Veremos que o texto, interpretado hermeneuticamente como deve ser, mostra a
falácia da teologia do domínio. Ela representa um delírio paranoico,
irrealizável na fase do mundo plural e globalizado no qual nos encontramos.
O texto deve ser
interpretado na ótica da afirmação do ser humano criado “à imagem e semelhança
de Deus”. Com esta expressão, não se quer em hebraico definir o que é o ser
humano (sua natureza); ao contrário, se quer determinar o que ele,
operativamente, deve fazer. Assim como Deus extraiu tudo do nada, deve o ser
humano, criado criador, levar avante o que Deus criou com benevolência: ”Deus viu
que tudo era bom” (Gênesis 1,25).
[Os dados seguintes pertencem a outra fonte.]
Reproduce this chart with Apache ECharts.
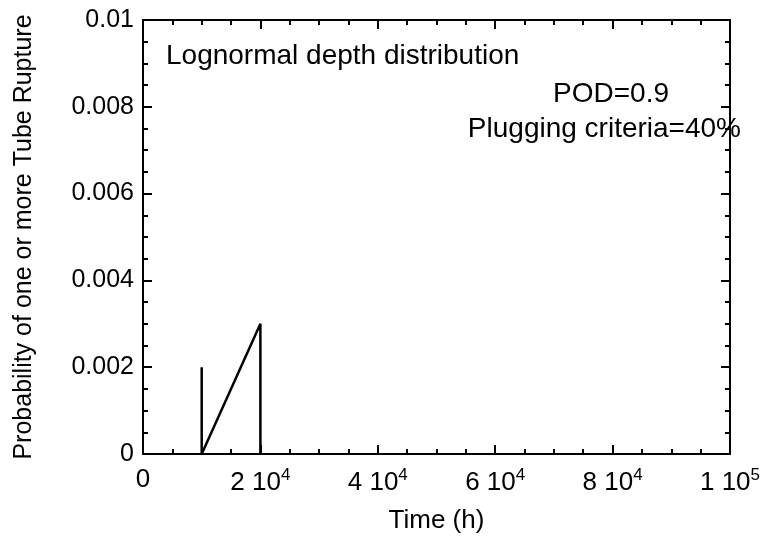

O significado original em hebraico de “imagem
e semelhança” (selem e demût) faz com que o ser humano seja o
representante e o lugar tenente do Criador.
As expressões
“subjugar” e “dominar” devem ser entendidas, simplesmente, como ”cultivar e
cuidar”.
Mas vamos aos
detalhes.
Para “dominar”, usa
a palavra hebraica radash (Gênesis 1,26) que significa governar bem
como o Criador governa sua criação. Para 'subjugar' emprega em hebraico o
termo kabash (Gênesis 1,28), que significa agir como um rei bom, não
dominador, que sabiamente olha para os seus súditos. Por isso, o salmo 8 louva
a Deus por ter criado o ser humano como rei:
Tu o fizeste um
pouco inferir a um ser divino, tu o coroaste de glória e honra, deste-lhe o
domínio (kabash)sobre as obras de tuas mãos, tudo submeteste (radah) a seus
pés; as ovelhas e todos os bois e até os animais selvagens, as aves do céu e os
peixes do mar, tudo o que abre caminho pelo mar (Salmo 8,6-9).
Aqui, como
no Gênesis 1, não há nada de violência e dominação: há que se agir como o
Criador que age com amor a ponto de Ele dizer no livro
de Sabedoria que “criou todos os seres com amor e nenhum com ódio
senão não os haveria criado... porque Ele é o apaixonado amante da vida”
(Sabedoria 1,24.26). Aqui se esvai a base para qualquer teologia do domínio.
Há a segunda versão
do Gênesis (2,4-25) que diverge da primeira, nunca referida pelos
representantes da teologia do domínio. Nesta segunda, Deus tira todos os
seres do pó da terra, também o ser humano, estabelecendo com isso um laço de
profunda irmandade entre todos. Criou o homem que vivia em solidão. Deu-lhe,
então, uma mulher, não para procriar, mas para ser sua companheira (Gênesis
2,23). Colocou-os no Jardim do Éden, não para dominá-lo mas para “cultivá-lo e
guardá-lo” (2,15),usando as palavras hebraicas abad para
arar-cultivar e shamar para guardar ou cuidar.
Essa compreensão
que coloca todos os seres tirados da mesma origem, do pó da terra, e confiando
ao casal humano a missão de cultivar e guardar, forneceria outro tipo de
fundamento para a convivência entre todos os seres humanos junto com os demais
seres da natureza. Aqui não existe base nenhuma para o domínio, ao contrário, o
nega em favor de uma convivência harmoniosa entre todos.
Essa análise, à
base do hebraico, é decisiva para tirar o tapete de uma interpretação, fora do
tempo, fundamentalista, a serviço de um sentido político, totalitário e
excludente de domínio sobre os povos e a Terra, como sendo o projeto de Deus.
Nada mais distorcido e falso. Por mais que o fundamentalismo e a orientação de
extrema direita em política esteja crescendo no mundo, esta tendência não
oferece as condições objetivas reais para prevalecer e constituir uma única
forma religiosa de organizar a política da humanidade una e diversa.